Problem to work on :: Exactly the lines from the first line of the records to the line holding "([xshift=7pt,yshift=-7pt]dep.west); %yellow to orange" should be duplicated, and nothing more; pictures stay out.

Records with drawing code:

——

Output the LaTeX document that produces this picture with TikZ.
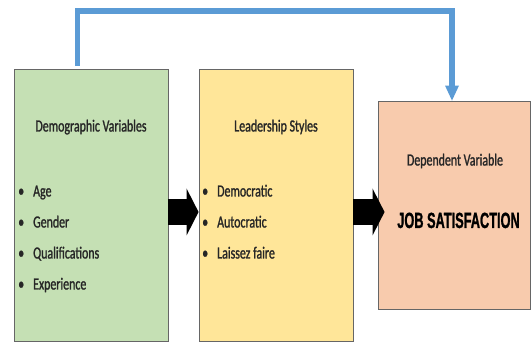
\documentclass[tikz,border=0pt]{standalone}
\usepackage{fontspec}
\setmainfont[FakeStretch=0.7, FakeBold=1.3]{Carlito}
\newfontfamily\headfont[FakeStretch=0.58, FakeBold=1]{Liberation Sans}
\usetikzlibrary{arrows.meta}
\definecolor{demogreen}{HTML}{C5E0B4}
\definecolor{leadyellow}{HTML}{FFE699}
\definecolor{deporange}{HTML}{F8CBAD}
\definecolor{linkblue}{HTML}{5B9BD5}

\begin{document}
\begin{tikzpicture}[x=1pt, y=-1pt,
  box/.style={draw=black!60, line width=0.9pt, inner sep=0pt, minimum width=154pt, minimum height=272pt},
  title/.style={anchor=base, text=black!85, font=\fontsize{17}{20}\selectfont},
  bulletitem/.style={anchor=base west, inner sep=0pt, text=black!85, font=\fontsize{17}{20}\selectfont, execute at begin node={\makebox[24pt]{\textbullet}}},
  bigarrow/.style={line width=26pt, -{Triangle[length=12pt, width=47pt, line width=0pt]}},
  feedback/.style={linkblue, line width=5.5pt, -{Triangle[length=15pt, width=14pt, line width=0pt]}}]
\useasboundingbox (0,0) rectangle (531,342);
\node[box, fill=demogreen] (demo) at (91,205) {}; %green box
\node[box, fill=leadyellow] (lead) at (276,205) {}; %yellow box
\node[box, fill=deporange, minimum width=152pt, minimum height=208pt] (dep) at (454,205) {}; %orange box

     \node[title] (demotitle) at (91,131.5) {Demographic Variables};
     \node[bulletitem] (age) at (9,196.5) {Age};
     \node[bulletitem] (gender) at (9,227.5) {Gender};
     \node[bulletitem] (qual) at (9,258.5) {Qualifications};
     \node[bulletitem] (exper) at (9,289.5) {Experience};

     \node[title] (leadtitle) at (276,131.5) {Leadership Styles};
     \node[bulletitem] (democ) at (193,196.5) {Democratic};
     \node[bulletitem] (autoc) at (193,227.5) {Autocratic};
     \node[bulletitem] (laissez) at (193,258.5) {Laissez faire};

     \node[title] (deptitle) at (455,165.5) {Dependent Variable};
     \node[anchor=base, font=\headfont\bfseries\fontsize{22}{26}\selectfont] (job) at (458.5,228) {JOB SATISFACTION};

    \draw[bigarrow] ([yshift=-7pt]demo.east) -- ([yshift=-7pt]lead.west); %green to yellow
    \draw[bigarrow] ([yshift=-7pt]lead.east) -- ([xshift=7pt,yshift=-7pt]dep.west); %yellow to orange

\coordinate (corner) at (452,11);
\draw[feedback] ([xshift=-13.5pt,yshift=3pt]demo.north) |- (corner) -- ([xshift=-2pt]dep.north); %top link
\end{tikzpicture}
\end{document}
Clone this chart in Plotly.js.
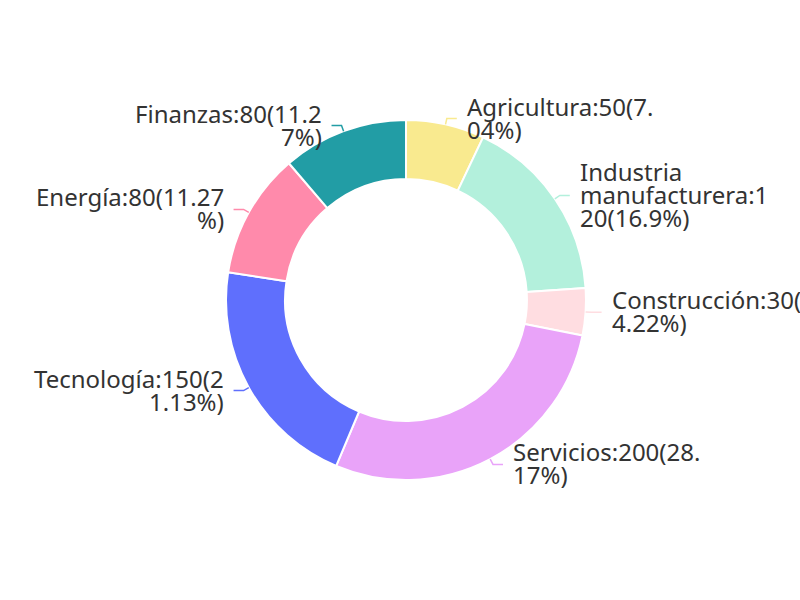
<!DOCTYPE html>
<html>
<head>
<meta charset="utf-8">
<script src="https://cdn.plot.ly/plotly-3.0.1.min.js"></script>
<style>html,body{margin:0;padding:0;background:#fff;}#chart{width:800px;height:600px;}</style>
</head>
<body>
<div id="chart"></div>
<script>
const categories = ["Agricultura", "Industria manufacturera", "Construcción", "Servicios", "Tecnología", "Energía", "Finanzas"];
const values = [50, 120, 30, 200, 150, 80, 80];
const colors = ["#f9ea8f", "#b3f0dc", "#ffdde1", "#e9a3f9", "#5f6ffd", "#ff8aab", "#229da5"];

const W = 800, H = 600;
const CX = 406, CY = 300, R = 180;
const HOLE = 0.672;
const FONT = "Noto Sans";
const FSIZE = 24;
const LINE_H = 23;
const WRAP_W = 194;

const total = values.reduce((a, b) => a + b, 0);
// percentages with 2 decimals, summing to 100 (largest remainder method)
function percents(vals, prec) {
  const digits = Math.pow(10, prec);
  const target = 100 * digits;
  const raw = vals.map(v => v / total * target);
  const floors = raw.map(Math.floor);
  let rest = target - floors.reduce((a, b) => a + b, 0);
  const rem = raw.map((r, i) => ({ i, r: r - floors[i] })).sort((a, b) => b.r - a.r);
  for (let k = 0; k < rest; k++) floors[rem[k].i] += 1;
  return floors.map(f => parseFloat((f / digits).toFixed(prec)));
}
const pct = percents(values, 2);
const texts = categories.map((c, i) => c + ":" + values[i] + "(" + pct[i] + "%)");

const ctx = document.createElement("canvas").getContext("2d");
ctx.font = FSIZE + "px '" + FONT + "'";
function wrap(str) {
  const words = str.split(" ");
  const lines = [];
  let cur = "";
  words.forEach((w, wi) => {
    const token = (wi < words.length - 1) ? w + " " : w;
    if (ctx.measureText((cur + token).trimEnd()).width <= WRAP_W) { cur += token; return; }
    if (cur) { lines.push(cur.trimEnd()); cur = ""; }
    for (const ch of token) {
      if (ctx.measureText(cur + ch).width > WRAP_W && cur) { lines.push(cur); cur = ""; }
      cur += ch;
    }
  });
  if (cur.trim()) lines.push(cur.trimEnd());
  return lines;
}

const px = x => x / W;
const py = y => 1 - y / H;

const annotations = [];
const shapes = [];
let cum = 0;
values.forEach((v, i) => {
  const mid = (cum + v / 2) / total * 2 * Math.PI;
  cum += v;
  const s = Math.sin(mid), c = Math.cos(mid);
  const right = s >= 0;
  const x1 = CX + R * s, y1 = CY - R * c;
  const r2 = R + 6;
  const x2 = CX + r2 * s, y2 = CY - r2 * c;
  const x3 = x2 + (right ? 10 : -10);
  shapes.push({
    type: "path", xref: "paper", yref: "paper",
    path: `M ${px(x1)} ${py(y1)} L ${px(x2)} ${py(y2)} L ${px(x3)} ${py(y2)}`,
    line: { color: colors[i], width: 1.5 }
  });
  const lines = wrap(texts[i]);
  const tx = x3 + (right ? 8 : -8);
  lines.forEach((ln, k) => {
    const ly = y2 + (k - (lines.length - 1) / 2) * LINE_H - 1;
    annotations.push({
      xref: "paper", yref: "paper", x: px(tx), y: py(ly),
      xanchor: right ? "left" : "right", yanchor: "middle",
      align: right ? "left" : "right",
      text: ln, showarrow: false,
      font: { family: FONT, size: FSIZE, color: "#333333" }
    });
  });
});

const trace = {
  type: "pie",
  labels: categories,
  values: values,
  hole: HOLE,
  sort: false,
  direction: "clockwise",
  rotation: 0,
  textinfo: "none",
  marker: { colors: colors, line: { color: "#ffffff", width: 2 } },
  domain: { x: [(CX - R) / W, (CX + R) / W], y: [(H - CY - R) / H, (H - CY + R) / H] },
  showlegend: false
};

Plotly.newPlot("chart", [trace], {
  width: W, height: H,
  margin: { l: 0, r: 0, t: 0, b: 0 },
  paper_bgcolor: "#ffffff",
  showlegend: false,
  annotations: annotations,
  shapes: shapes
}, { displayModeBar: false, staticPlot: true });
</script>
</body>
</html>
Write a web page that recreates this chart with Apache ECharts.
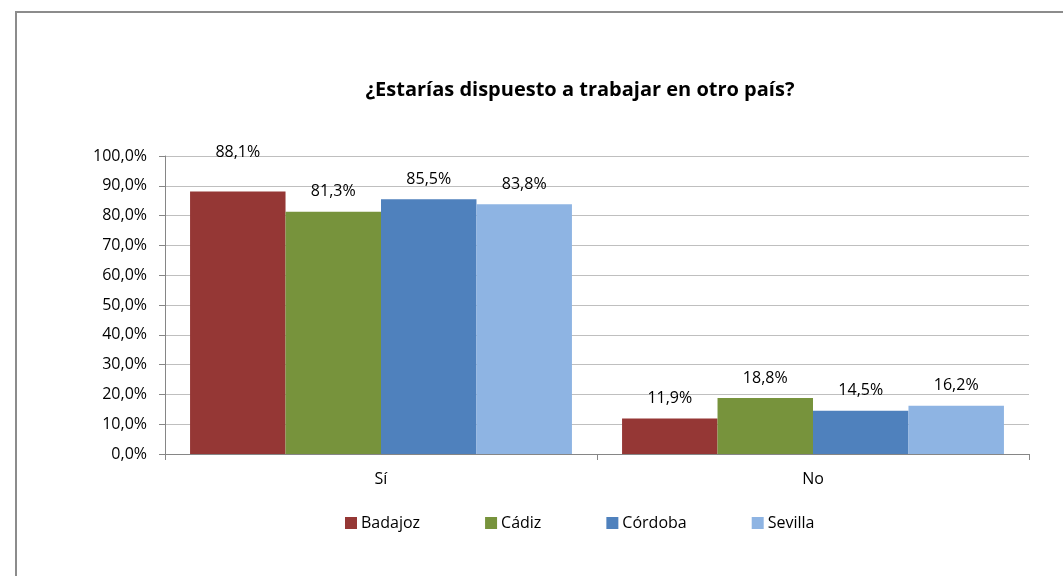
<!DOCTYPE html>
<html>
<head>
<meta charset="utf-8">
<script src="https://cdn.jsdelivr.net/npm/echarts@6/dist/echarts.min.js"></script>
<style>
    html, body { margin: 0; padding: 0; background: #fff; }
    #frame {
        position: absolute; left: 15px; top: 11px; width: 1100px; height: 600px;
        border-top: 2px solid #8c8c8c; border-left: 2px solid #8c8c8c;
    }
    #chart { position: absolute; left: 0; top: 0; width: 1063px; height: 576px; }
</style>
</head>
<body>
<div id="frame"></div>
<div id="chart"></div>
<script>
// data
const categories = ['Sí', 'No'];
const seriesNames = ['Badajoz', 'Cádiz', 'Córdoba', 'Sevilla'];
const badajoz = [88.1, 11.9];
const cadiz = [81.3, 18.8];
const cordoba = [85.5, 14.5];
const sevilla = [83.8, 16.2];
const yTicks = [0, 10, 20, 30, 40, 50, 60, 70, 80, 90, 100];

const colors = ['#953735', '#77933C', '#4F81BD', '#8EB4E3'];
const font = 'Open Sans';

function pct(v) {
    return v.toFixed(1).replace('.', ',') + '%';
}

let myChart = echarts.init(document.getElementById('chart'));

let values = [badajoz, cadiz, cordoba, sevilla];
let series = seriesNames.map(function (name, i) {
    return {
        name: name,
        type: 'bar',
        barGap: 0,
        barCategoryGap: '11.6%',
        itemStyle: {color: colors[i]},
        label: {
            show: true,
            position: 'top',
            distance: 12,
            color: '#000',
            fontFamily: font,
            fontSize: 16,
            formatter: function (p) { return pct(p.value); }
        },
        // Badajoz "Sí" label sits higher in the original
        data: values[i].map(function (v, j) {
            if (i === 0 && j === 0) {
                return {value: v, label: {distance: 31}};
            }
            return v;
        })
    };
});

let option = {
    animation: false,
    title: {
        text: '¿Estarías dispuesto a trabajar en otro país?',
        left: 575,
        textAlign: 'center',
        top: 75,
        textStyle: {
            fontFamily: font,
            fontSize: 20,
            fontWeight: 'bold',
            color: '#000'
        }
    },
    legend: {
        data: seriesNames,
        left: 340,
        top: 510,
        itemWidth: 12,
        itemHeight: 12,
        itemGap: 65,
        icon: 'rect',
        textStyle: {
            fontFamily: font,
            fontSize: 16,
            color: '#000',
            padding: [0, 0, 0, -1]
        }
    },
    grid: {
        left: 165,
        right: 34,
        top: 156,
        bottom: 122
    },
    xAxis: {
        type: 'category',
        data: categories,
        axisLine: {lineStyle: {color: '#868686', width: 1}},
        axisTick: {show: true, length: 6, lineStyle: {color: '#868686'}},
        axisLabel: {
            margin: 17,
            color: '#000',
            fontFamily: font,
            fontSize: 16
        }
    },
    yAxis: {
        type: 'value',
        min: yTicks[0],
        max: yTicks[yTicks.length - 1],
        interval: yTicks[1] - yTicks[0],
        axisLine: {show: true, lineStyle: {color: '#868686', width: 1}},
        axisTick: {show: true, length: 6, lineStyle: {color: '#868686'}},
        splitLine: {lineStyle: {color: '#BFBFBF', width: 1}},
        axisLabel: {
            margin: 18,
            color: '#000',
            fontFamily: font,
            fontSize: 16,
            formatter: function (v) { return pct(v); }
        }
    },
    series: series
};

if (option && typeof option === "object") {
    myChart.setOption(option, true);
}
</script>
</body>
</html>
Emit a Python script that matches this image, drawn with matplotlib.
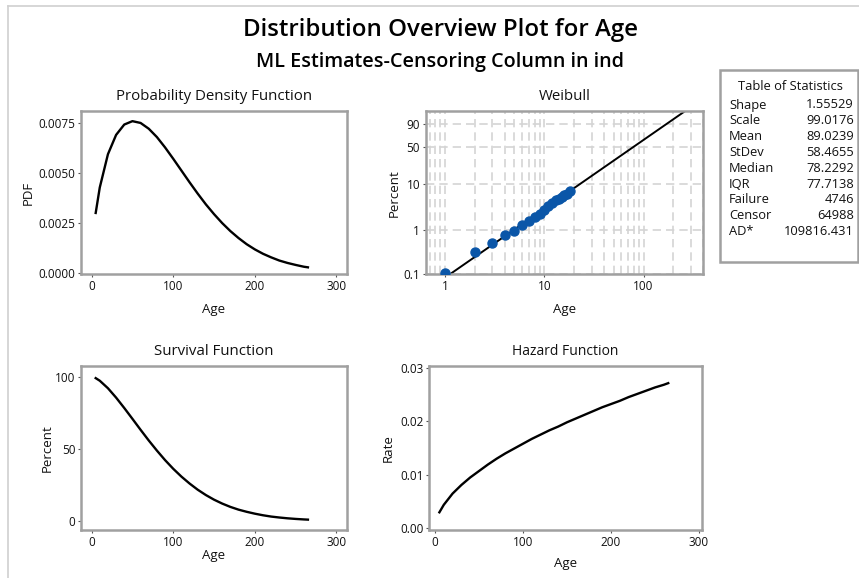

——

Solved exercise ::
Output the LaTeX document that produces this picture with TikZ.
\documentclass[tikz,border=0pt]{standalone}
\usepackage{fontspec}
\setmainfont[FakeStretch=0.7, FakeBold=1.3]{Carlito}
\newfontfamily\headfont[FakeStretch=0.58, FakeBold=1]{Liberation Sans}
\usetikzlibrary{arrows.meta}
\definecolor{demogreen}{HTML}{C5E0B4}
\definecolor{leadyellow}{HTML}{FFE699}
\definecolor{deporange}{HTML}{F8CBAD}
\definecolor{linkblue}{HTML}{5B9BD5}

\begin{document}
\begin{tikzpicture}[x=1pt, y=-1pt,
  box/.style={draw=black!60, line width=0.9pt, inner sep=0pt, minimum width=154pt, minimum height=272pt},
  title/.style={anchor=base, text=black!85, font=\fontsize{17}{20}\selectfont},
  bulletitem/.style={anchor=base west, inner sep=0pt, text=black!85, font=\fontsize{17}{20}\selectfont, execute at begin node={\makebox[24pt]{\textbullet}}},
  bigarrow/.style={line width=26pt, -{Triangle[length=12pt, width=47pt, line width=0pt]}},
  feedback/.style={linkblue, line width=5.5pt, -{Triangle[length=15pt, width=14pt, line width=0pt]}}]
\useasboundingbox (0,0) rectangle (531,342);
\node[box, fill=demogreen] (demo) at (91,205) {}; %green box
\node[box, fill=leadyellow] (lead) at (276,205) {}; %yellow box
\node[box, fill=deporange, minimum width=152pt, minimum height=208pt] (dep) at (454,205) {}; %orange box

     \node[title] (demotitle) at (91,131.5) {Demographic Variables};
     \node[bulletitem] (age) at (9,196.5) {Age};
     \node[bulletitem] (gender) at (9,227.5) {Gender};
     \node[bulletitem] (qual) at (9,258.5) {Qualifications};
     \node[bulletitem] (exper) at (9,289.5) {Experience};

     \node[title] (leadtitle) at (276,131.5) {Leadership Styles};
     \node[bulletitem] (democ) at (193,196.5) {Democratic};
     \node[bulletitem] (autoc) at (193,227.5) {Autocratic};
     \node[bulletitem] (laissez) at (193,258.5) {Laissez faire};

     \node[title] (deptitle) at (455,165.5) {Dependent Variable};
     \node[anchor=base, font=\headfont\bfseries\fontsize{22}{26}\selectfont] (job) at (458.5,228) {JOB SATISFACTION};

    \draw[bigarrow] ([yshift=-7pt]demo.east) -- ([yshift=-7pt]lead.west); %green to yellow
    \draw[bigarrow] ([yshift=-7pt]lead.east) -- ([xshift=7pt,yshift=-7pt]dep.west); %yellow to orange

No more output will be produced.